A reader recently asked me:
"The assumption that reality is good seems odd. Just because reality is not always changeable and must be accepted sometimes just the way it is, that doesn't mean it's 'good'.
"I must be misunderstanding that assumption, because it seems so utterly strange to me."
It's a strange one for most of us, who have lived our entire lives believing our thoughts. And yes, it's an assumption if not lived out and deeply understood from an experiential level.
Here's another really strange assumption, from where I sit: reality must be accepted sometimes just the way it is." That can't possibly be true, because we don't always accept it. That's reality. We accept, or we do not.
However, any belief that argues with reality is going to feel uncomfortable. On a small, personal scale, we can start with the body. My unquestioned thought: "My hip shouldn't hurt." Reality: it does. That is what is happening now. If I believe what I think--which is, that my body should be different than it is, in this moment--I now have pain and suffering combined. I may want to question what I believe. Is it true that it shouldn't hurt? Can I know that this hip pain is not for my highest good? (That's going to seem weird, until you sit with the question.) How do I live my life when I believe my hip shouldn't hurt, and it does? What is my attitude when taking care of the issue? Do I come from a place of loving and caring for my body, or resenting it?
If I turn that statement around--"My hip should hurt"--and find genuine examples of why this could be as true or truer, I discover that reality is a lot kinder than my story about it. Reality--hip discomfort--turned out to be good. This doesn't mean I won't need a hip replacement, or that I can't pop an ibuprofen. It's just what's true in the moment: this "bum" hip is okay by me. Why might this throbbing socket be a good thing? Perhaps it is letting me know of an underlying condition that needs my attention: my spine needs straightening by the chiropractor, or my shoes are wrong and I need orthotics.
It could be that there are lessons I need to learn about the benefits of living with limited physical ability, so that I won't waste time feeling sorry for the "disabled" people I work with, who are perfectly fine until one of us says they are not.
Maybe I need to cultivate gratitude for this body which I have taken for granted. I was flat on my back for a better part of a year...and it was a good year. I facilitated a lot of people by phone, made wonderful "Work" friends on TheWork.com's hotline, and got back into the very beneficial practice of swimming regularly again, once I was able to.
If my hip didn't hurt this week, and I had gone out dancing the other night, I might have been flattened by a car on the way, so this prevented me from leaving the house on a day that wasn't my time to die.
I could go on. I could also do the same exercise with war in the world, war in my family, a partner who cheats on me. There is always available to us what I call a parallel universe of peace. When I am willing to not always be right and righteous, it can always be found, and fully experienced.

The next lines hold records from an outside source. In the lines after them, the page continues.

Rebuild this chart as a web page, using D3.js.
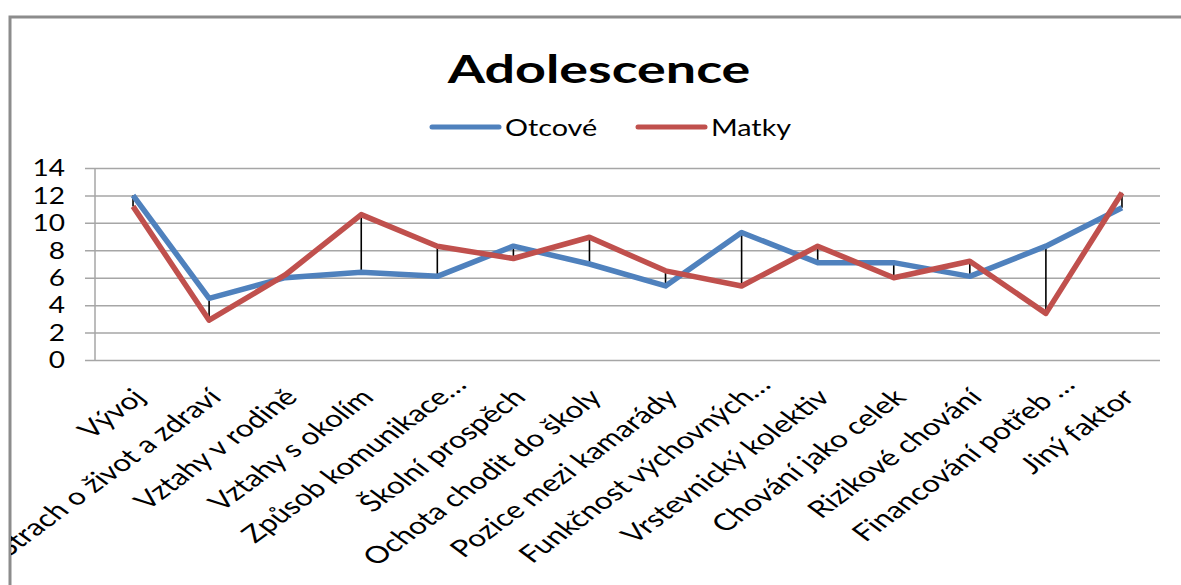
<!DOCTYPE html>
<html>
<head>
<meta charset="utf-8">
<script src="https://cdn.jsdelivr.net/npm/d3@7"></script>
<style>
  body { margin: 0; background: #fff; }
  text { font-family: Lato, "Open Sans", sans-serif; fill: #000; }
</style>
</head>
<body>
<svg id="chart" width="1181" height="585"></svg>
<script>
const categories = [
  "Vývoj", "Strach o život a zdraví", "Vztahy v rodině", "Vztahy s okolím",
  "Způsob komunikace…", "Školní prospěch", "Ochota chodit do školy",
  "Pozice mezi kamarády", "Funkčnost výchovných…", "Vrstevnický kolektiv",
  "Chování jako celek", "Rizikové chování", "Financování potřeb …", "Jiný faktor"
];
const otcove = [12.0, 4.5, 6.0, 6.4, 6.1, 8.3, 7.0, 5.4, 9.3, 7.1, 7.1, 6.1, 8.3, 11.1];
const matky = [11.2, 2.9, 6.2, 10.6, 8.3, 7.4, 8.95, 6.5, 5.4, 8.3, 6.0, 7.2, 3.4, 12.2];
const yTicks = [0, 2, 4, 6, 8, 10, 12, 14];
const seriesNames = ["Otcové", "Matky"];
const colors = ["#4f81bd", "#c0504d"];

// the picture looks stretched sideways, so text is widened a bit
const sx = 1.22;
const sxLab = 1.35;
const plot = {left: 95, right: 1160, top: 168, bottom: 360};

const svg = d3.select('#chart');

// chart area border (only top and left edge visible)
svg.append('path')
  .attr('d', 'M10,585V17H1181')
  .attr('fill', 'none')
  .attr('stroke', '#8c8c8c')
  .attr('stroke-width', 3);

const x = d3.scaleBand().domain(categories).range([plot.left, plot.right]);
const cx = d => x(d) + x.bandwidth() / 2;
const y = d3.scaleLinear().domain([0, 14]).range([plot.bottom, plot.top]);

// gridlines, starting 10px left of the axis (acts as tick marks)
const grid = svg.append('g')
  .attr('transform', 'translate(' + (plot.left - 10) + ',0)')
  .call(d3.axisRight(y).tickValues(yTicks).tickSize(plot.right - plot.left + 10).tickFormat(''));
grid.select('.domain').remove();
grid.selectAll('.tick line').attr('stroke', '#a6a6a6').attr('stroke-width', 1.5);

// vertical axis line
svg.append('line')
  .attr('x1', plot.left).attr('x2', plot.left)
  .attr('y1', y(14)).attr('y2', y(0))
  .attr('stroke', '#a6a6a6').attr('stroke-width', 1.5);

// y tick labels
svg.append('g').selectAll('text')
  .data(yTicks)
  .join('text')
  .attr('transform', d => 'translate(65,' + y(d) + ') scale(' + sx + ',1)')
  .attr('dy', '0.36em')
  .attr('text-anchor', 'end')
  .style('font-size', '23px')
  .text(d => d);

// hi-lo lines
svg.append('g').selectAll('line')
  .data(categories)
  .join('line')
  .attr('x1', d => cx(d)).attr('x2', d => cx(d))
  .attr('y1', (d, i) => y(otcove[i]))
  .attr('y2', (d, i) => y(matky[i]))
  .attr('stroke', '#000')
  .attr('stroke-width', 1.6);

const line = d3.line()
  .x((d, i) => cx(categories[i]))
  .y(d => y(d));

[otcove, matky].forEach(function (vals, k) {
  svg.append('path')
    .datum(vals)
    .attr('fill', 'none')
    .attr('stroke', colors[k])
    .attr('stroke-width', 5.5)
    .attr('stroke-linejoin', 'round')
    .attr('d', line);
});

// category labels, clipped by the chart border like in the original
svg.append('clipPath').attr('id', 'clip')
  .append('rect').attr('x', 11).attr('y', 0).attr('width', 1170).attr('height', 585);

const labels = svg.append('g').attr('clip-path', 'url(#clip)');
const ell = labels.append('text').style('font-size', '23.5px').text('…');
const ellW = ell.node().getComputedTextLength();
ell.remove();

labels.selectAll('text')
  .data(categories)
  .join('text')
  .attr('transform', d => 'translate(' + (cx(d) + 6) + ',393) scale(' + sxLab + ',1) rotate(-45)')
  .attr('x', d => d.endsWith('…') ? ellW : 0)
  .attr('dy', '0.35em')
  .attr('text-anchor', 'end')
  .style('font-size', '23.5px')
  .text(d => d);

// title
svg.append('text')
  .attr('transform', 'translate(599,83) scale(1.38,1)')
  .attr('text-anchor', 'middle')
  .style('font-size', '39px')
  .style('font-weight', 'bold')
  .text('Adolescence');

// legend
const legendX = [432, 638];
const legend = svg.append('g');
seriesNames.forEach(function (name, k) {
  legend.append('line')
    .attr('x1', legendX[k]).attr('x2', legendX[k] + 67)
    .attr('y1', 127).attr('y2', 127)
    .attr('stroke', colors[k])
    .attr('stroke-width', 5)
    .attr('stroke-linecap', 'round');
  legend.append('text')
    .attr('transform', 'translate(' + (legendX[k] + 73) + ',136) scale(' + (sx + 0.03) + ',1)')
    .style('font-size', '23px')
    .text(name);
});
</script>
</body>
</html>
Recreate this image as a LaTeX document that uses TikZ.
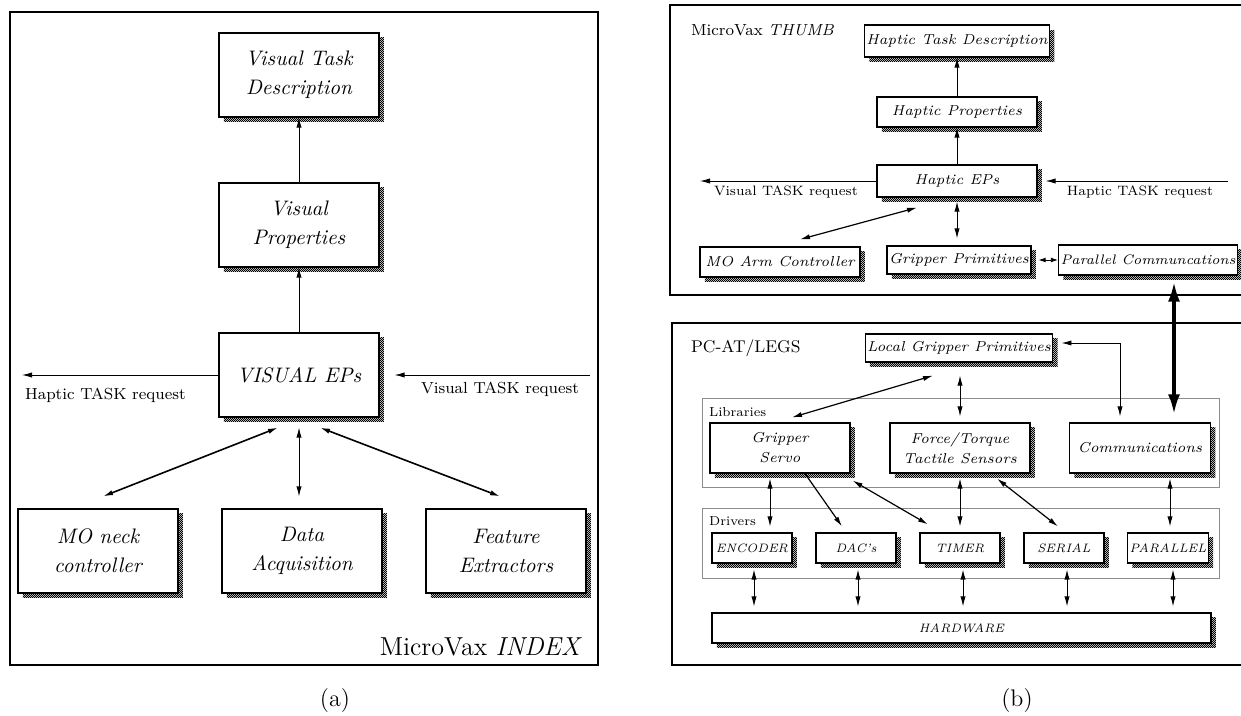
\documentclass[tikz,border=0pt]{standalone}
\usetikzlibrary{arrows.meta,calc,shadows,patterns}

\pgfdeclarepatternformonly{halftone}{\pgfpointorigin}{\pgfqpoint{1.2pt}{1.2pt}}{\pgfqpoint{1.2pt}{1.2pt}}{%
  \pgfpathrectangle{\pgfpointorigin}{\pgfqpoint{0.7pt}{0.7pt}}%
  \pgfpathrectangle{\pgfqpoint{0.6pt}{0.6pt}}{\pgfqpoint{0.6pt}{0.6pt}}%
  \pgfusepath{fill}}

\begin{document}
\begin{tikzpicture}[x=0.5pt, y=-0.5pt, >={Latex[length=5pt,width=2.6pt]},
  lbox/.style={draw, fill=white, line width=0.6pt, align=center, inner sep=1pt, minimum width=80pt, minimum height=42pt, font=\fontsize{10.5}{14.5}\selectfont\itshape, drop shadow={shadow xshift=2.4pt, shadow yshift=-2.4pt, pattern=halftone, opacity=1}},
  sbox/.style={lbox, minimum height=15pt, font=\fontsize{7.2}{10}\selectfont\itshape},
  dbox/.style={sbox, minimum width=40pt, font=\fontsize{6.1}{8}\selectfont\itshape},
  frame/.style={line width=0.7pt},
  group/.style={draw=black!45, line width=0.3pt},
  req/.style={font=\fontsize{8}{10}\selectfont},
  sreq/.style={font=\fontsize{6.8}{8}\selectfont},
  big arrow/.style={<->, line width=1.8pt, >={Latex[length=10pt,width=6pt]}}]
  \useasboundingbox (0,0) rectangle (1241,716);

  % (a)
  \draw [frame] (10,12) rectangle (598,665);
  \node (v task) [lbox] at (299,75) {Visual Task\\Description};
  \node (v prop) [lbox] at (299,225) {Visual\\Properties};
  \node (v eps) [lbox] at (299,375) {VISUAL EPs};
  \node (mo neck) [lbox] at (98,551) {MO neck\\controller};
  \node (data acq) [lbox] at (302,551) {Data\\Acquisition};
  \node (feat ext) [lbox] at (506,551) {Feature\\Extractors};
  \draw [->] (v eps) -- (v prop);
  \draw [->] (v prop) -- (v task);
  \draw [<->, thick] ($(v eps.south)+(-21,10)$) -- ($(mo neck.north)+(5,-12)$);
  \draw [<->] ($(v eps.south)+(0,10)$) -- ($(data acq.north)+(-3,-12)$);
  \draw [<->, thick] ($(v eps.south)+(21,10)$) -- ($(feat ext.north)+(-6,-12)$);
  \coordinate (h out) at (22,375);
  \draw [->] (v eps.west) -- (h out);
  \node (h req) [req, anchor=north west] at (18,381) {Haptic TASK request};
  \coordinate (v in) at (590,375);
  \draw [->] (v in) -- ($(v eps.east)+(15,0)$);
  \node (v req) [req] at (500,389) {Visual TASK request};
  \node (index) [anchor=base east, font=\fontsize{13}{15}\selectfont] at (589,655) {MicroVax \textit{INDEX}};
  \node (cap a) [font=\fontsize{12}{14}\selectfont] at (335,701) {(a)};

  % (b), upper part
  \draw [frame] (1241,5) -- (670,5) -- (670,295) -- (1241,295);
  \node (thumb) [anchor=west, font=\fontsize{8}{10}\selectfont] at (684,30) {MicroVax \textit{THUMB}};
  \node (h task) [sbox, minimum width=79pt, minimum height=16pt] at (957,41) {Haptic Task Description};
  \node (h prop) [sbox, minimum width=80pt] at (957,112) {Haptic Properties};
  \node (h eps) [sbox, minimum width=80pt, minimum height=16pt] at (957,181) {Haptic EPs};
  \node (mo arm) [sbox, minimum width=80pt] at (780,262) {MO Arm Controller};
  \node (grip prim) [sbox, minimum width=66pt, minimum height=14pt] at (959,260) {Gripper Primitives};
  \node (par comm) [sbox, minimum width=80pt, font=\fontsize{6.9}{10}\selectfont\itshape] at (1148,260) {Parallel Communcations};
  \draw [->] (h eps) -- (h prop);
  \draw [->] (h prop) -- (h task);
  \coordinate (v out) at (700,181);
  \draw [->] (h eps.west) -- (v out);
  \node (v req2) [sreq] at (786,192) {Visual TASK request};
  \coordinate (h in) at (1228,181);
  \draw [->] (h in) -- ($(h eps.east)+(8,0)$);
  \node (h req2) [sreq] at (1140,192) {Haptic TASK request};
  \draw [<->] ($(h eps.south)+(0,4)$) -- ($(grip prim.north)+(-2,-7)$);
  \draw [<->, semithick] ($(h eps.south)+(-40,10)$) -- ($(mo arm.north)+(20,-7)$);
  \draw [<->, >={Latex[length=3.5pt,width=2.4pt]}] ($(grip prim.east)+(7,0)$) -- (par comm.west);

  % (b), lower part
  \draw [frame] (1241,323) -- (672,323) -- (672,665) -- (1241,665);
  \node (legs) [anchor=west, font=\fontsize{8.5}{10}\selectfont] at (684,348) {PC-AT/LEGS};
  \draw [group] (702,398) rectangle (1219,487);
  \node (libs) [anchor=north west, font=\fontsize{6.5}{8}\selectfont] at (702,400) {Libraries};
  \draw [group] (702,508) rectangle (1219,578);
  \node (drv) [anchor=north west, font=\fontsize{6.5}{8}\selectfont] at (702,510) {Drivers};
  \node (loc grip) [sbox, minimum width=81pt, minimum height=14pt] at (959,348) {Local Gripper Primitives};
  \node (grip servo) [sbox, minimum width=70pt, minimum height=25pt] at (780,448) {Gripper\\Servo};
  \node (ft sens) [sbox, minimum width=70pt, minimum height=25pt] at (960,448) {Force/Torque\\Tactile Sensors};
  \node (comm) [sbox, minimum width=70.5pt, minimum height=25pt] at (1140,448) {Communications};
  \foreach \n/\t/\x in {enc/ENCODER/752, dac/DAC's/856, timer/TIMER/960, serial/SERIAL/1064, par/PARALLEL/1168}
    \node (\n) [dbox] at (\x,548) {\t};
  \node (hw) [dbox, minimum width=249.5pt] at (961.5,628) {HARDWARE};
  \draw [big arrow] ($(par comm.south)+(26,6)$) -- ($(comm.north)+(34,-8)$);
  \draw [<->, semithick] ($(loc grip.south)+(-26,13)$) -- ($(grip servo.north)+(12,-5)$);
  \draw [<->] ($(loc grip.south)+(1,13)$) -- ($(ft sens.north)+(0,-6)$);
  \draw [<->] ($(loc grip.east)+(8,-5)$) -| ($(comm.north)+(-20,-6)$);
  \draw [<->] ($(grip servo.south)+(-10,5)$) -- ($(enc.north)+(18,-6)$);
  \draw [->, semithick] ($(grip servo.south)+(25,0)$) -- ($(dac.north)+(-14,-6)$);
  \draw [<->, semithick] ($(grip servo.south east)+(2,7)$) -- ($(timer.north)+(-32,-8)$);
  \draw [<->] ($(ft sens.south)+(0,5)$) -- ($(timer.north)+(0,-6)$);
  \draw [<->, semithick] ($(ft sens.south)+(37,5)$) -- ($(serial.north)+(-6,-6)$);
  \draw [<->] ($(comm.south)+(30,5)$) -- ($(par.north)+(2,-6)$);
  \foreach \n/\dx in {enc/2, dac/2, timer/3, serial/3, par/5}
    \draw [<->] ($(\n.south)+(\dx,6)$) coordinate (d pt) -- ($(hw.north -| d pt)+(0,-6)$);
  \node (cap b) [font=\fontsize{12}{14}\selectfont] at (1017,701) {(b)};
\end{tikzpicture}
\end{document}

Here's what Byron Katie says about the inherent goodness of reality, excerpted from her book Loving What Is:
"I am a lover of what is, not because I'm a spiritual person, but because it hurts when I argue with reality. We can know that reality is good just as it is, because when we argue with it, we experience tension and frustration. We don't feel natural or balanced. When we stop opposing reality, action becomes simple, fluid, kind, and fearless."
Katie also suggests not to believe what she says, but to test it, since it is easy to do if you use inquiry as an exercise for getting at the truth. "Reality is good" is up for questioning. You can't believe what you have not realized for yourself.
I can say that reality is good because I've discovered this to be true, again and again. I may not be cognizant of reality's inherent goodness in the moment, if I'm witnessing or experiencing something that feels unfair, painful, or cruel. However, since I began to apply the four questions and turnaround of this simple process of The Work in my life--as long as there has been willingness to know what's real--I have not yet found anything in the world that isn't medicine.
©2007 by Carol L. Skolnick; all rights reserved.
2 comments:
Hi Carol,
Here's what I notice - there's the concept of 'good', which has an opposite of 'bad' - so the mind takes 'reality is good' and tries to make 'bad' things 'good', which it can't do :-)
But when I do The Work there's a sort of acceptance that sometimes comes about as a really cool byproduct of inquiring - from there reality is good in a completely different way to the 'good' that I first mentioned.
In fact, the labels fall away - even saying 'reality is good' falls away - it's just a signpost to the experience - a best attempt at describing it.
And, of course, I'm writing this for myself more than you or anyone else! :-)
With love, Jon
Exactly, that's why Katie says "God is good, God is everything" is the last story. It's still a story, and therefore can never be true. Although, as long as it's a happy dream, there's no reason not to keep it.